In summary, UTNet’s real-time video detection performance across surface, subsurface, mid-depth, and abyssal zones validates its stability and generalization. With increasing depth, the performance of SSD, YOLOv8, YOLOv11, and YOLOv12 is significantly affected, exhibiting noticeable fluctuations in detection confidence across different water depths. This variability hinders their ability to ensure accurate and real-time detection under varying depth conditions. In contrast, UTNet demonstrates superior confidence levels and stability compared to YOLOv8, YOLOv11, and YOLOv12. It not only achieves high accuracy and reliability in surface marine environments but also maintains strong robustness and adaptability in deep-sea conditions.

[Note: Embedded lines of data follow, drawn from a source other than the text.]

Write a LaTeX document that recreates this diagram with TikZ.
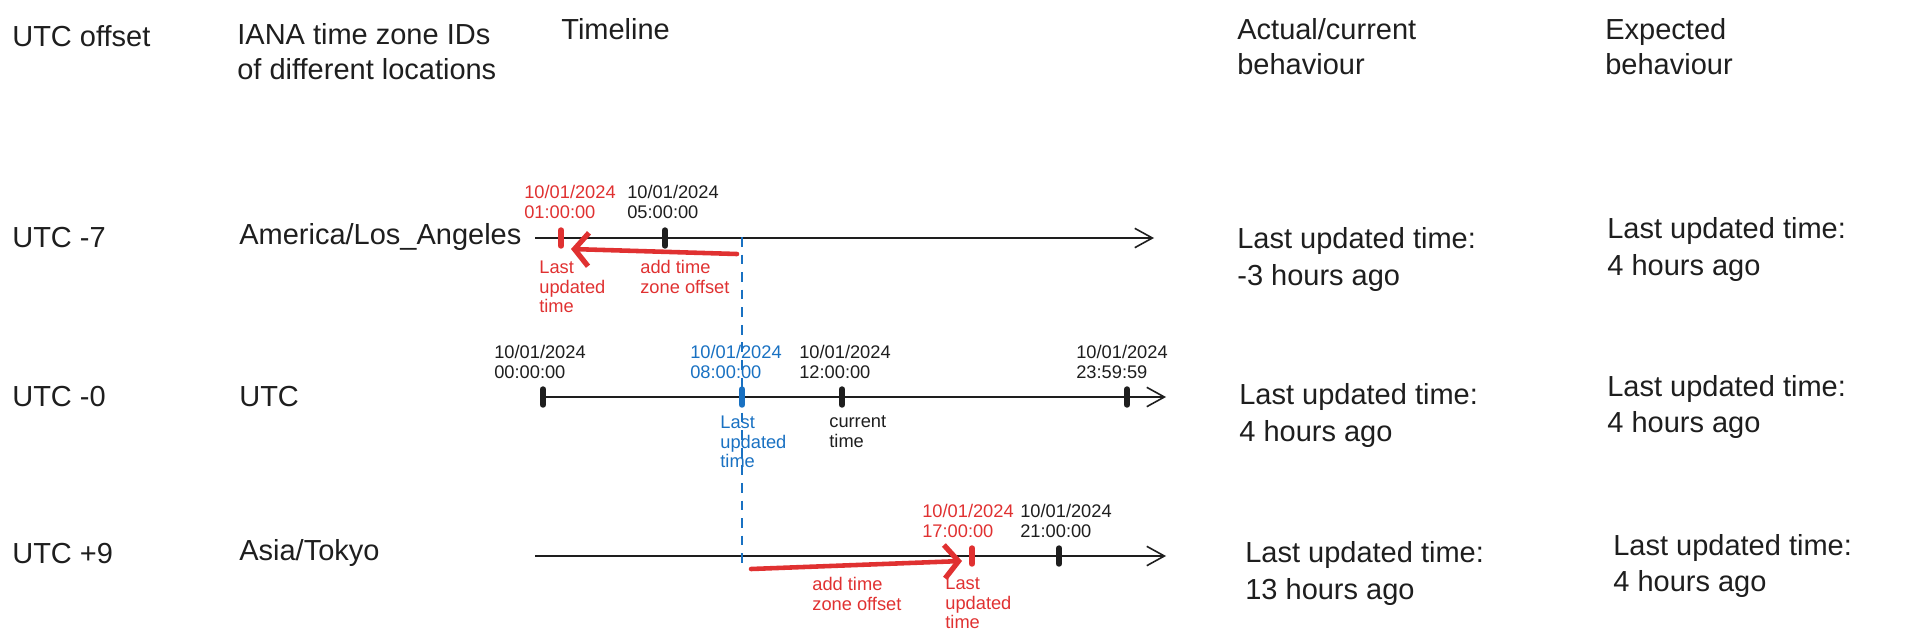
\documentclass[tikz,border=0pt]{standalone}
\usepackage{fontspec}
\setmainfont{Liberation Sans}
\usepackage{tikz}
\usetikzlibrary{arrows.meta, positioning, calc}
\definecolor{inkblack}{RGB}{30,30,30}
\definecolor{inkred}{RGB}{224,49,49}
\definecolor{inkblue}{RGB}{25,113,194}
\tikzset{
  header/.style={anchor=west, align=left, inner sep=0pt,
    font=\fontsize{16.5}{20}\selectfont, color=inkblack},
  result/.style={anchor=west, align=left, inner sep=0pt,
    font=\fontsize{16.5}{21}\selectfont, color=inkblack},
  stamp/.style={align=left, inner sep=0pt,
    font=\fontsize{10.4}{11.4}\selectfont, color=inkblack},
  note/.style={anchor=west, align=left, inner sep=0pt,
    font=\fontsize{10.4}{11.2}\selectfont, color=inkred},
  tickmark/.style={rectangle, rounded corners=1.4pt, fill=inkblack,
    minimum width=3.3pt, minimum height=12pt, inner sep=0pt},
  axis/.style={-{Straight Barb[length=10pt, width=11pt]}, line width=0.9pt, color=inkblack},
  shiftarrow/.style={-{Straight Barb[length=8pt, width=19pt, line width=3pt]}, line width=2.6pt,
    color=inkred, line cap=round},
  nowline/.style={dash pattern=on 5.5pt off 4.5pt, line width=1pt, color=inkblue}
}

\begin{document}
\begin{tikzpicture}[x=0.02cm, y=-0.02cm]
  \useasboundingbox (0,0) rectangle (1905,639);
  % Column headers
  \node[header] (hdr-offset) at (12,36) {UTC offset};
  \node[header] (hdr-iana) at (237,51.5) {IANA time zone IDs\\of different locations};
  \node[header] (hdr-timeline) at (561,29) {Timeline};
  \node[header] (hdr-actual) at (1237,46.5) {Actual/current\\behaviour};
  \node[header] (hdr-expected) at (1605,46.5) {Expected\\behaviour};
  % Row labels
  \node[header] (off-la) at (12,238) {UTC -7};
  \node[header] (off-utc) at (12,397) {UTC -0};
  \node[header] (off-tok) at (12,554) {UTC +9};
  \node[header] (tz-la) at (239,237) {America/Los\_Angeles};
  \node[header] (tz-utc) at (239,397) {UTC};
  \node[header] (tz-tok) at (239,553) {Asia/Tokyo};
  % Timeline axes
  \coordinate (la-a) at (535,238);
  \coordinate (la-b) at (1154,238);
  \coordinate (utc-a) at (543,397);
  \coordinate (utc-b) at (1166,397);
  \coordinate (tok-a) at (535,556);
  \coordinate (tok-b) at (1166,556);
  \draw[axis] (la-a) -- (la-b);
  \draw[axis] (utc-a) -- (utc-b);
  \draw[axis] (tok-a) -- (tok-b);
  % Last updated time in UTC
  \coordinate (now-top) at (742,237);
  \coordinate (now-bot) at (742,566);
  \draw[nowline] (now-top) -- (now-bot);
  % Ticks
  \node[tickmark, fill=inkred] (la-last) at (561,238) {};
  \node[tickmark] (la-now) at (665,238) {};
  \node[tickmark] (utc-start) at (543,397) {};
  \node[tickmark, fill=inkblue] (utc-last) at (742,397) {};
  \node[tickmark] (utc-now) at (842,397) {};
  \node[tickmark] (utc-end) at (1127,397) {};
  \node[tickmark, fill=inkred] (tok-last) at (972,556) {};
  \node[tickmark] (tok-now) at (1059,556) {};
  % Offset arrows
  \coordinate (la-from) at (737,254);
  \coordinate (la-to) at (571,249);
  \coordinate (tok-from) at (751,569);
  \coordinate (tok-to) at (962,561);
  \draw[shiftarrow] (la-from) -- (la-to);
  \draw[shiftarrow] (tok-from) -- (tok-to);
  % Timestamps
  \node[stamp, color=inkred] (la-s1) at (570,201.5) {10/01/2024\\01:00:00};
  \node[stamp] (la-s2) at (673,201.5) {10/01/2024\\05:00:00};
  \node[stamp] (utc-s1) at (540,362) {10/01/2024\\00:00:00};
  \node[stamp, color=inkblue] (utc-s2) at (736,362) {10/01/2024\\08:00:00};
  \node[stamp] (utc-s3) at (845,362) {10/01/2024\\12:00:00};
  \node[stamp] (utc-s4) at (1122,362) {10/01/2024\\23:59:59};
  \node[stamp, color=inkred] (tok-s1) at (968,521) {10/01/2024\\17:00:00};
  \node[stamp] (tok-s2) at (1066,521) {10/01/2024\\21:00:00};
  % Notes under the axes
  \node[note] (la-n1) at (539,287) {Last\\updated\\time};
  \node[note] (la-n2) at (640,277) {add time\\zone offset};
  \node[note, color=inkblue] (utc-n1) at (720,442) {Last\\updated\\time};
  \node[note, color=inkblack] (utc-n2) at (829,431.5) {current\\time};
  \node[note] (tok-n1) at (812,594) {add time\\zone offset};
  \node[note] (tok-n2) at (945,603) {Last\\updated\\time};
  % Behaviour columns
  \node[result] (act-la) at (1237,259.5) {Last updated time:\\-3 hours ago};
  \node[result] (exp-la) at (1607,249.5) {Last updated time:\\4 hours ago};
  \node[result] (act-utc) at (1239,415.5) {Last updated time:\\4 hours ago};
  \node[result] (exp-utc) at (1607,407) {Last updated time:\\4 hours ago};
  \node[result] (act-tok) at (1245,573.5) {Last updated time:\\13 hours ago};
  \node[result] (exp-tok) at (1613,566) {Last updated time:\\4 hours ago};
\end{tikzpicture}
\end{document}
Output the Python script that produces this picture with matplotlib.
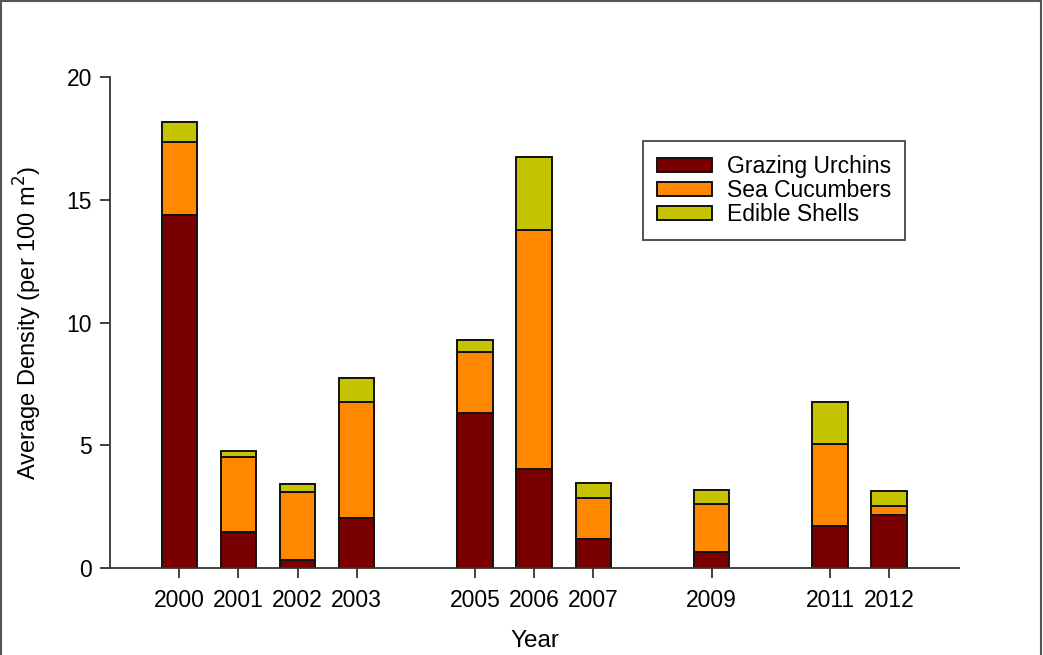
import numpy as np
import matplotlib.pyplot as plt
from matplotlib.patches import Rectangle

plt.rcParams['font.family'] = ['Liberation Sans', 'DejaVu Sans']

years = [2000, 2001, 2002, 2003, 2005, 2006, 2007, 2009, 2011, 2012]
urchins = [14.38, 1.47, 0.33, 2.04, 6.31, 4.03, 1.18, 0.65, 1.71, 2.16]
cucumbers = [2.97, 3.05, 2.77, 4.72, 2.49, 9.74, 1.67, 1.96, 3.34, 0.37]
shells = [0.82, 0.25, 0.32, 0.98, 0.49, 2.97, 0.61, 0.57, 1.71, 0.61]

labels = ['Grazing Urchins', 'Sea Cucumbers', 'Edible Shells']
colors = ['#7a0000', '#ff8800', '#c4c400']

fig = plt.figure(figsize=(10.43, 6.55), dpi=100)
ax = fig.add_axes([0.1055, 0.1328, 0.814, 0.7496])

x = np.array(years, dtype=float)
u = np.array(urchins)
c = np.array(cucumbers)
s = np.array(shells)
w = 0.6
kw = dict(width=w, edgecolor='#111111', linewidth=1.4)
ax.bar(x, u, color=colors[0], label=labels[0], **kw)
ax.bar(x, c, bottom=u, color=colors[1], label=labels[1], **kw)
ax.bar(x, s, bottom=u + c, color=colors[2], label=labels[2], **kw)

ax.set_xlim(1998.83, 2013.18)
ax.set_ylim(0, 20)
ax.set_xticks(years)
ax.set_xticklabels([str(y) for y in years])
ax.set_yticks([0, 5, 10, 15, 20])

for side in ['top', 'right']:
    ax.spines[side].set_visible(False)
for side in ['left', 'bottom']:
    ax.spines[side].set_linewidth(1.3)
    ax.spines[side].set_color('#333333')
ax.tick_params(axis='both', direction='out', length=7, width=1.3,
               color='#333333', labelsize=16.5)
ax.tick_params(axis='x', pad=8)
ax.tick_params(axis='y', pad=6)

ax.set_xlabel('Year', fontsize=17.5, labelpad=13)
ax.set_ylabel('Average Density (per 100 m$^2$)', fontsize=17, labelpad=16)

leg = ax.legend(loc='upper left', bbox_to_anchor=(0.628, 0.8697), fontsize=16.5,
                fancybox=False, framealpha=1, edgecolor='#444444',
                handlelength=2.4, handleheight=0.55, handletextpad=0.65,
                labelspacing=0.05, borderpad=0.6, borderaxespad=0)
leg.get_frame().set_linewidth(1.3)

# thin frame around the whole figure
fig.patches.append(Rectangle((0.001, -0.01), 0.997, 1.008, transform=fig.transFigure,
                             fill=False, edgecolor='#555555', linewidth=1.5))

fig.savefig('out.png', dpi=100)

Through systematic analysis of different depth confidence metrics and comparative evaluations in real-time video detection, UTNet’s capacity for accuracy and efficiency in marine debris detection is conclusively demonstrated. UTNet demonstrates significant improvements in precision maintenance and environmental adaptability, while Faster-R-CNN, SSD, and YOLOv5/v8/v11/v12 are obviously affected by depth. These experiments indicate that the critical requirements for high-precision lightweight detection can be successfully fulfilled by UTNet across varied marine environments.
5. Conclusions
This study developed a lightweight UTNet model for marine debris detection. It delivers efficient real-time performance across different ocean depths. Based on the YOLOv8 architecture and trained on the publicly available UTD2 Computer Vision Project dataset, UTNet incorporates several key improvements. These include receptive-field coordinate attention convolution (RFCAConv) to better capture irregular underwater objects and spatial features, wise-IoU (WIoU) loss to address small target detection and class imbalance through adaptive weighting, and a group normalization detail-enhanced shared convolutional visual head (GDESCV head) to reduce model size and computational load.
The optimized UTNet achieves an mAP50 of 0.941 and mAP50-95 of 0.723, with only 2.471 M parameters and 7.2 GFlops. It outperforms six other models, including Faster R-CNN, SSD, and YOLOv5/v8/v11/v12, in both accuracy and efficiency. To evaluate its adaptability to varying depths, UTNet was tested on five real underwater videos at depths ranging from −93 m to −2048 m. The results show that UTNet maintains stable and generally increasing confidence scores across these depths. It reaches peaks of 0.901 at the surface and 0.764 in the deep sea. Other models showed larger fluctuations. These models struggled with challenges such as color distortion, object deformation, and poor visibility caused by underwater conditions.
Despite difficulties including limited viewing angles, ROV motion, lighting interference, and suspended particles, UTNet consistently detects debris under difficult visual circumstances. While its confidence scores are not always the highest at every depth, UTNet demonstrates strong adaptability to varying scenes. This supports reliable debris detection and cleanup in diverse marine environments.
This work contributes to sustainable ocean protection by improving underwater robotics’ ability to detect plastic pollution with a lightweight, accurate, and depth-resilient solution.